Photo shows the US Capitol building.
Credit: Shutterstock
The Senate tacked a sustainable chemistry bill onto military spending legislation.

The US government would promote sustainable chemistry technologies under a bill passed by the Senate. Senators tucked the proposed Sustainable Chemistry Research and Development Act (S. 999), which has bipartisan support, into a bill (S. 4049) to set military spending for fiscal 2021, which starts Oct. 1. The provision would direct federal agencies to coordinate their work around sustainable chemistry under the aegis of the White House Office of Science and Technology Policy. Agencies would assess the state of sustainable chemistry and devise ways for the government to promote it.

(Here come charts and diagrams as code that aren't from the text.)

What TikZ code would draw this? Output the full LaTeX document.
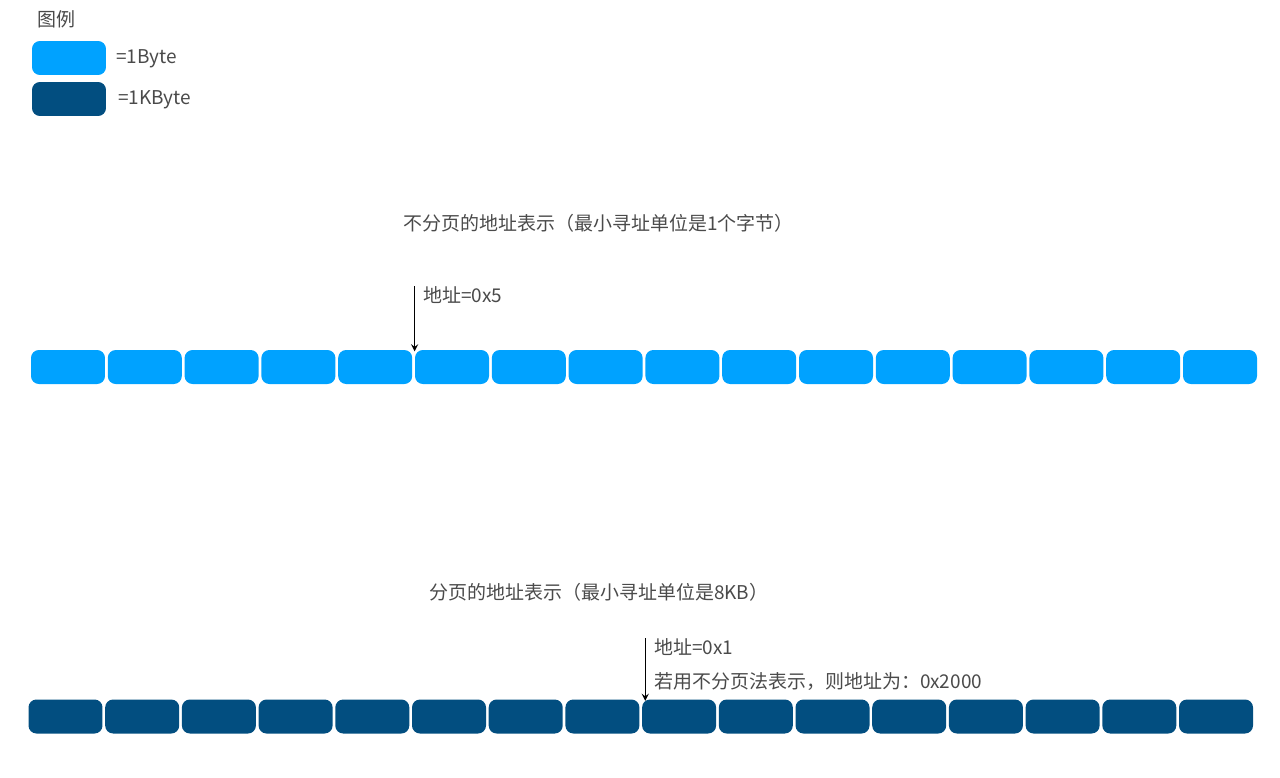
\documentclass[tikz,border=0pt]{standalone}
\usepackage{fontspec}
\setmainfont{Noto Sans CJK SC}
\usetikzlibrary{arrows, positioning}
\definecolor{byteblue}{HTML}{00A2FF}
\definecolor{kbblue}{HTML}{024E80}
\definecolor{labelgray}{HTML}{4A4A4A}

\begin{document}
\begin{tikzpicture}[x=0.02cm, y=-0.02cm, >=stealth,
  cell/.style={rectangle, rounded corners=4.5pt,
               minimum width=1.48cm, minimum height=0.68cm, inner sep=0pt},
  bytecell/.style={cell, fill=byteblue},
  kbcell/.style={cell, fill=kbblue},
  txt/.style={text=labelgray, inner sep=0pt,
              font=\fontsize{10.8pt}{13pt}\selectfont},
  arr/.style={->, line width=0.8pt, draw=black},
]
\useasboundingbox (0,0) rectangle (1280,777);

%% ── Legend ──────────────────────────────────────────────────────────
\node[txt] (legend) at (56,19) {图例};
\node[bytecell] (keybyte) at (69,58)  {};
\node[kbcell]   (keykb)   at (69,99)  {};
\node[txt, anchor=west] (keybytetxt) at (116,59)  {=1Byte};
\node[txt, anchor=west] (keykbtxt)   at (118,100) {=1KByte};

%% ── Row 1: byte addressing ──────────────────────────────────────────
\node[txt] (title1) at (598.5,223) {不分页的地址表示（最小寻址单位是1个字节）};
\foreach \i in {1,...,16}
  \node[bytecell] (b\i) at ({68+76.8*(\i-1)},367) {};
\node[txt, anchor=west] (addr1) at (423,295) {地址=0x5};
\draw[arr] (b6.north west |- addr1.north) -- ([yshift=-1pt]b6.north west);

%% ── Row 2: page addressing ──────────────────────────────────────────
\node[txt] (title2) at (599,592) {分页的地址表示（最小寻址单位是8KB）};
\foreach \i in {1,...,16}
  \node[kbcell] (p\i) at ({65.5+76.7*(\i-1)},716.5) {};
\node[txt, anchor=west] (addr2) at (654,647) {地址=0x1};
\node[txt, anchor=west] (addr2full) at (654,682) {若用不分页法表示，则地址为：0x2000};
\draw[arr] ([xshift=2pt]p9.north west |- addr2.north)
  -- ([xshift=2pt, yshift=-1pt]p9.north west);

\end{tikzpicture}
\end{document}
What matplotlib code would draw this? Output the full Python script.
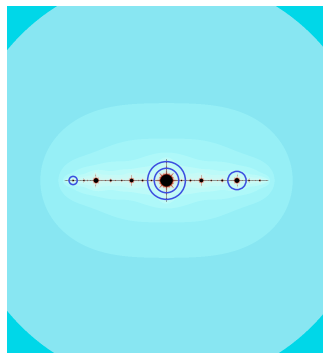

The version of the military spending bill—formally the National Defense Authorization Act—passed by the House of Representatives (H.R. 6395) does not contain the sustainable chemistry provisions. In December 2019, however, the House passed stand-alone sustainable chemistry legislation (H.R. 2051), also with bipartisan support. Consequently, Senate and House negotiators working to reconcile the military spending bills may maintain the sustainable chemistry provision in their final version. The GC3 Sustainable Chemistry Alliance, American Chemical Society (which publishes C&EN), American Chemistry Council, American Sustainable Business Council, Biotechnology Innovation Organization, and Environmental Working Group endorse the sustainable chemistry legislation.